▸ **Problem to work on**
Exactly repeat the material, dropping only the pictures.
## begin Dataset content
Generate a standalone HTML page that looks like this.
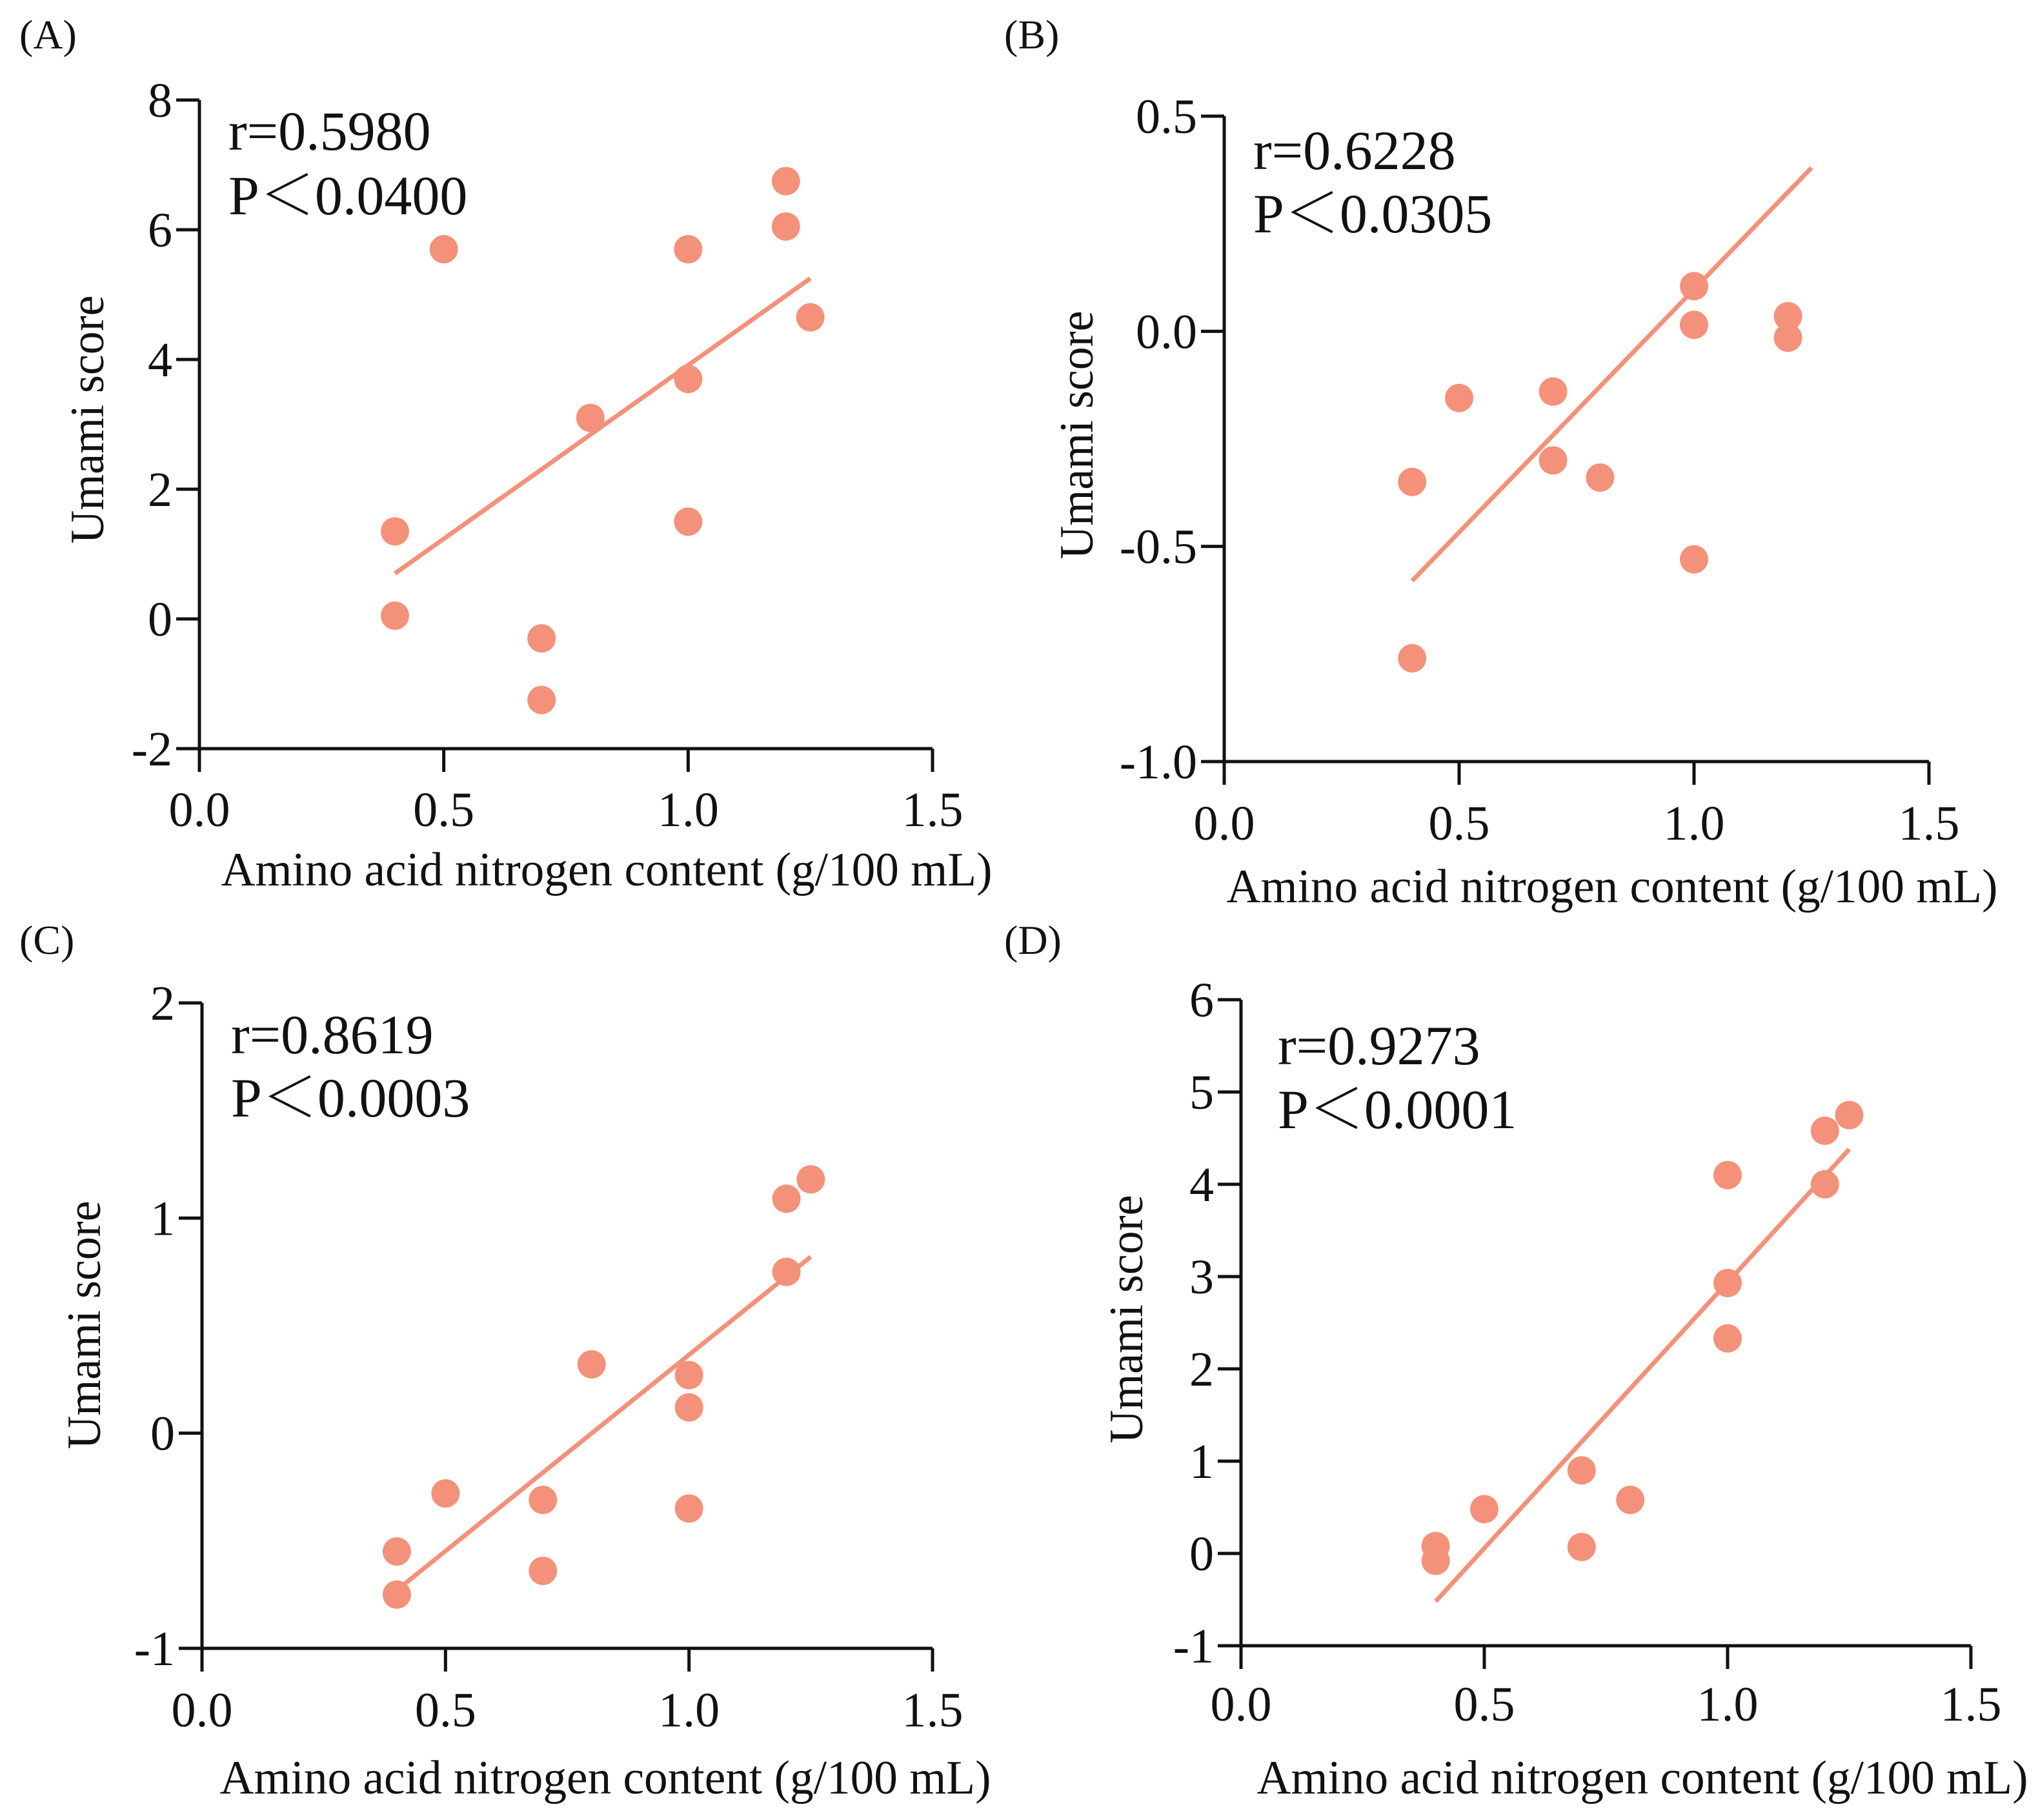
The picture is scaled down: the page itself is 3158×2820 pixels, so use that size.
<!DOCTYPE html>
<html><head><meta charset="utf-8">
<style>
html,body{margin:0;padding:0;background:#fff;}
svg{display:block;}
text{font-family:"Liberation Serif","Noto Serif CJK SC",serif;fill:#111;}
</style></head>
<body>
<svg id="fig" width="3158" height="2820" viewBox="0 0 3158 2820" xmlns="http://www.w3.org/2000/svg"></svg>
<script>
// Panel data
const xA = [0.4,0.4,0.5,0.7,0.7,0.8,1.0,1.0,1.0,1.2,1.2,1.25];
const yA = [1.35,0.05,5.7,-0.3,-1.25,3.1,5.7,3.7,1.5,6.75,6.05,4.65];
const fitA = [[0.4,0.7],[1.25,5.25]];
const yTicksA = [-2,0,2,4,6,8];
const yTickLabelsA = ["-2","0","2","4","6","8"];

const xB = [0.4,0.4,0.5,0.7,0.7,0.8,1.0,1.0,1.0,1.2,1.2];
const yB = [-0.35,-0.76,-0.155,-0.14,-0.30,-0.34,0.105,0.015,-0.53,0.035,-0.015];
const fitB = [[0.4,-0.58],[1.25,0.38]];
const yTicksB = [-1.0,-0.5,0.0,0.5];
const yTickLabelsB = ["-1.0","-0.5","0.0","0.5"];

const xC = [0.4,0.4,0.5,0.7,0.7,0.8,1.0,1.0,1.0,1.2,1.2,1.25];
const yC = [-0.55,-0.75,-0.28,-0.31,-0.64,0.32,0.27,0.12,-0.35,1.09,0.75,1.18];
const fitC = [[0.4,-0.73],[1.25,0.82]];
const yTicksC = [-1,0,1,2];
const yTickLabelsC = ["-1","0","1","2"];

const xD = [0.4,0.4,0.5,0.7,0.7,0.8,1.0,1.0,1.0,1.2,1.2,1.25];
const yD = [0.08,-0.08,0.48,0.9,0.07,0.58,4.1,2.93,2.33,4.58,4.0,4.75];
const fitD = [[0.4,-0.52],[1.25,4.38]];
const yTicksD = [-1,0,1,2,3,4,5,6];
const yTickLabelsD = ["-1","0","1","2","3","4","5","6"];

const xTicks = [0,0.5,1.0,1.5];
const xTickLabels = ["0.0","0.5","1.0","1.5"];

const NS = "http://www.w3.org/2000/svg";
const svg = document.getElementById("fig");
const COLOR = "#F4917A";

function mk(tag, attrs, parent){
  const e = document.createElementNS(NS, tag);
  for (const k in attrs) e.setAttribute(k, attrs[k]);
  (parent||svg).appendChild(e);
  return e;
}

function panel(p){
  const g = mk("g",{});
  
  
  const sx = v => p.x0 + (v - 0) / 1.5 * (p.x1 - p.x0);
  const sy = v => p.yb + (v - p.ymin) / (p.ymax - p.ymin) * (p.yt - p.yb);

  const lab = mk("text",{x:p.labX, y:p.labY, "font-size":64},g);
  lab.textContent = "(" + p.id + ")";
  
  

  const ya = mk("line",{x1:p.x0,y1:p.yt,x2:p.x0,y2:p.yb,stroke:"#111","stroke-width":5},g);
  
  
  const xa = mk("line",{x1:p.x0-2,y1:p.yb,x2:p.x1,y2:p.yb,stroke:"#111","stroke-width":5},g);
  
  

  p.yTicks.forEach((v,i)=>{
    const y = sy(v);
    const t = mk("line",{x1:p.x0-36,y1:y,x2:p.x0,y2:y,stroke:"#111","stroke-width":5},g);
    
    
    const tl = mk("text",{x:p.x0-42,y:y+26,"font-size":76,"text-anchor":"end"},g);
    tl.textContent = p.yLabels[i];
    
    
  });
  xTicks.forEach((v,i)=>{
    const x = sx(v);
    const t = mk("line",{x1:x,y1:p.yb,x2:x,y2:p.yb+36,stroke:"#111","stroke-width":5},g);
    
    
    const tl = mk("text",{x:x,y:p.xtY,"font-size":76,"text-anchor":"middle"},g);
    tl.textContent = xTickLabels[i];
    
    
  });

  const xt = mk("text",{x:p.xtitleX,y:p.xtitleY,"font-size":74,"text-anchor":"middle",textLength:1195,lengthAdjust:"spacingAndGlyphs"},g);
  xt.textContent = "Amino acid nitrogen content (g/100 mL)";
  
  

  const yt = mk("text",{x:0,y:0,"font-size":74,"text-anchor":"middle",textLength:385,lengthAdjust:"spacingAndGlyphs",transform:`translate(${p.ytitleX+25},${p.ytitleY}) rotate(-90)`},g);
  yt.textContent = "Umami score";
  
  

  const fl = mk("line",{x1:sx(p.fit[0][0]),y1:sy(p.fit[0][1]),x2:sx(p.fit[1][0]),y2:sy(p.fit[1][1]),stroke:COLOR,"stroke-width":7},g);
  
  

  p.xs.forEach((xv,i)=>{
    const c = mk("circle",{cx:sx(xv),cy:sy(p.ys[i]),r:22,fill:COLOR},g);
    
    
  });

  const r = mk("text",{x:p.annX,y:p.annY1,"font-size":86},g);
  r.textContent = p.r;
  
  
  const pv = mk("text",{x:p.annX,y:p.annY2,"font-size":86},g);
  pv.textContent = p.pv;
  
  
}

panel({id:"A",x0:309,x1:1445,yt:155,yb:1160,ymin:-2,ymax:8,xs:xA,ys:yA,fit:fitA,yTicks:yTicksA,yLabels:yTickLabelsA,
  labX:30,labY:75,xtY:1280,xtitleX:940,xtitleY:1372,ytitleX:135,ytitleY:650,annX:354,annY1:232,annY2:332,r:"r=0.5980",pv:"P＜0.0400"});
panel({id:"B",x0:1897,x1:2989,yt:180,yb:1180,ymin:-1,ymax:0.5,xs:xB,ys:yB,fit:fitB,yTicks:yTicksB,yLabels:yTickLabelsB,
  labX:1556,labY:75,xtY:1301,xtitleX:2498,xtitleY:1398,ytitleX:1668,ytitleY:674,annX:1942,annY1:262,annY2:360,r:"r=0.6228",pv:"P＜0.0305"});
panel({id:"C",x0:313,x1:1445,yt:1554,yb:2554,ymin:-1,ymax:2,xs:xC,ys:yC,fit:fitC,yTicks:yTicksC,yLabels:yTickLabelsC,
  labX:30,labY:1478,xtY:2675,xtitleX:938,xtitleY:2779,ytitleX:130,ytitleY:2053,annX:358,annY1:1632,annY2:1730,r:"r=0.8619",pv:"P＜0.0003"});
panel({id:"D",x0:1923,x1:3054,yt:1549,yb:2550,ymin:-1,ymax:6,xs:xD,ys:yD,fit:fitD,yTicks:yTicksD,yLabels:yTickLabelsD,
  labX:1556,labY:1478,xtY:2666,xtitleX:2545,xtitleY:2779,ytitleX:1745,ytitleY:2044,annX:1980,annY1:1649,annY2:1748,r:"r=0.9273",pv:"P＜0.0001"});
</script>
</body></html>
## end Dataset content
▸ **Result**
Generate a standalone HTML page that looks like this.
The picture is scaled down: the page itself is 3158×2820 pixels, so use that size.
<!DOCTYPE html>
<html><head><meta charset="utf-8">
<style>
html,body{margin:0;padding:0;background:#fff;}
svg{display:block;}
text{font-family:"Liberation Serif","Noto Serif CJK SC",serif;fill:#111;}
</style></head>
<body>
<svg id="fig" width="3158" height="2820" viewBox="0 0 3158 2820" xmlns="http://www.w3.org/2000/svg"></svg>
<script>
// Panel data
const xA = [0.4,0.4,0.5,0.7,0.7,0.8,1.0,1.0,1.0,1.2,1.2,1.25];
const yA = [1.35,0.05,5.7,-0.3,-1.25,3.1,5.7,3.7,1.5,6.75,6.05,4.65];
const fitA = [[0.4,0.7],[1.25,5.25]];
const yTicksA = [-2,0,2,4,6,8];
const yTickLabelsA = ["-2","0","2","4","6","8"];

const xB = [0.4,0.4,0.5,0.7,0.7,0.8,1.0,1.0,1.0,1.2,1.2];
const yB = [-0.35,-0.76,-0.155,-0.14,-0.30,-0.34,0.105,0.015,-0.53,0.035,-0.015];
const fitB = [[0.4,-0.58],[1.25,0.38]];
const yTicksB = [-1.0,-0.5,0.0,0.5];
const yTickLabelsB = ["-1.0","-0.5","0.0","0.5"];

const xC = [0.4,0.4,0.5,0.7,0.7,0.8,1.0,1.0,1.0,1.2,1.2,1.25];
const yC = [-0.55,-0.75,-0.28,-0.31,-0.64,0.32,0.27,0.12,-0.35,1.09,0.75,1.18];
const fitC = [[0.4,-0.73],[1.25,0.82]];
const yTicksC = [-1,0,1,2];
const yTickLabelsC = ["-1","0","1","2"];

const xD = [0.4,0.4,0.5,0.7,0.7,0.8,1.0,1.0,1.0,1.2,1.2,1.25];
const yD = [0.08,-0.08,0.48,0.9,0.07,0.58,4.1,2.93,2.33,4.58,4.0,4.75];
const fitD = [[0.4,-0.52],[1.25,4.38]];
const yTicksD = [-1,0,1,2,3,4,5,6];
const yTickLabelsD = ["-1","0","1","2","3","4","5","6"];

const xTicks = [0,0.5,1.0,1.5];
const xTickLabels = ["0.0","0.5","1.0","1.5"];

const NS = "http://www.w3.org/2000/svg";
const svg = document.getElementById("fig");
const COLOR = "#F4917A";

function mk(tag, attrs, parent){
  const e = document.createElementNS(NS, tag);
  for (const k in attrs) e.setAttribute(k, attrs[k]);
  (parent||svg).appendChild(e);
  return e;
}

function panel(p){
  const g = mk("g",{});
  
  
  const sx = v => p.x0 + (v - 0) / 1.5 * (p.x1 - p.x0);
  const sy = v => p.yb + (v - p.ymin) / (p.ymax - p.ymin) * (p.yt - p.yb);

  const lab = mk("text",{x:p.labX, y:p.labY, "font-size":64},g);
  lab.textContent = "(" + p.id + ")";
  
  

  const ya = mk("line",{x1:p.x0,y1:p.yt,x2:p.x0,y2:p.yb,stroke:"#111","stroke-width":5},g);
  
  
  const xa = mk("line",{x1:p.x0-2,y1:p.yb,x2:p.x1,y2:p.yb,stroke:"#111","stroke-width":5},g);
  
  

  p.yTicks.forEach((v,i)=>{
    const y = sy(v);
    const t = mk("line",{x1:p.x0-36,y1:y,x2:p.x0,y2:y,stroke:"#111","stroke-width":5},g);
    
    
    const tl = mk("text",{x:p.x0-42,y:y+26,"font-size":76,"text-anchor":"end"},g);
    tl.textContent = p.yLabels[i];
    
    
  });
  xTicks.forEach((v,i)=>{
    const x = sx(v);
    const t = mk("line",{x1:x,y1:p.yb,x2:x,y2:p.yb+36,stroke:"#111","stroke-width":5},g);
    
    
    const tl = mk("text",{x:x,y:p.xtY,"font-size":76,"text-anchor":"middle"},g);
    tl.textContent = xTickLabels[i];
    
    
  });

  const xt = mk("text",{x:p.xtitleX,y:p.xtitleY,"font-size":74,"text-anchor":"middle",textLength:1195,lengthAdjust:"spacingAndGlyphs"},g);
  xt.textContent = "Amino acid nitrogen content (g/100 mL)";
  
  

  const yt = mk("text",{x:0,y:0,"font-size":74,"text-anchor":"middle",textLength:385,lengthAdjust:"spacingAndGlyphs",transform:`translate(${p.ytitleX+25},${p.ytitleY}) rotate(-90)`},g);
  yt.textContent = "Umami score";
  
  

  const fl = mk("line",{x1:sx(p.fit[0][0]),y1:sy(p.fit[0][1]),x2:sx(p.fit[1][0]),y2:sy(p.fit[1][1]),stroke:COLOR,"stroke-width":7},g);
  
  

  p.xs.forEach((xv,i)=>{
    const c = mk("circle",{cx:sx(xv),cy:sy(p.ys[i]),r:22,fill:COLOR},g);
    
    
  });

  const r = mk("text",{x:p.annX,y:p.annY1,"font-size":86},g);
  r.textContent = p.r;
  
  
  const pv = mk("text",{x:p.annX,y:p.annY2,"font-size":86},g);
  pv.textContent = p.pv;
  
  
}

panel({id:"A",x0:309,x1:1445,yt:155,yb:1160,ymin:-2,ymax:8,xs:xA,ys:yA,fit:fitA,yTicks:yTicksA,yLabels:yTickLabelsA,
  labX:30,labY:75,xtY:1280,xtitleX:940,xtitleY:1372,ytitleX:135,ytitleY:650,annX:354,annY1:232,annY2:332,r:"r=0.5980",pv:"P＜0.0400"});
panel({id:"B",x0:1897,x1:2989,yt:180,yb:1180,ymin:-1,ymax:0.5,xs:xB,ys:yB,fit:fitB,yTicks:yTicksB,yLabels:yTickLabelsB,
  labX:1556,labY:75,xtY:1301,xtitleX:2498,xtitleY:1398,ytitleX:1668,ytitleY:674,annX:1942,annY1:262,annY2:360,r:"r=0.6228",pv:"P＜0.0305"});
panel({id:"C",x0:313,x1:1445,yt:1554,yb:2554,ymin:-1,ymax:2,xs:xC,ys:yC,fit:fitC,yTicks:yTicksC,yLabels:yTickLabelsC,
  labX:30,labY:1478,xtY:2675,xtitleX:938,xtitleY:2779,ytitleX:130,ytitleY:2053,annX:358,annY1:1632,annY2:1730,r:"r=0.8619",pv:"P＜0.0003"});
panel({id:"D",x0:1923,x1:3054,yt:1549,yb:2550,ymin:-1,ymax:6,xs:xD,ys:yD,fit:fitD,yTicks:yTicksD,yLabels:yTickLabelsD,
  labX:1556,labY:1478,xtY:2666,xtitleX:2545,xtitleY:2779,ytitleX:1745,ytitleY:2044,annX:1980,annY1:1649,annY2:1748,r:"r=0.9273",pv:"P＜0.0001"});
</script>
</body></html>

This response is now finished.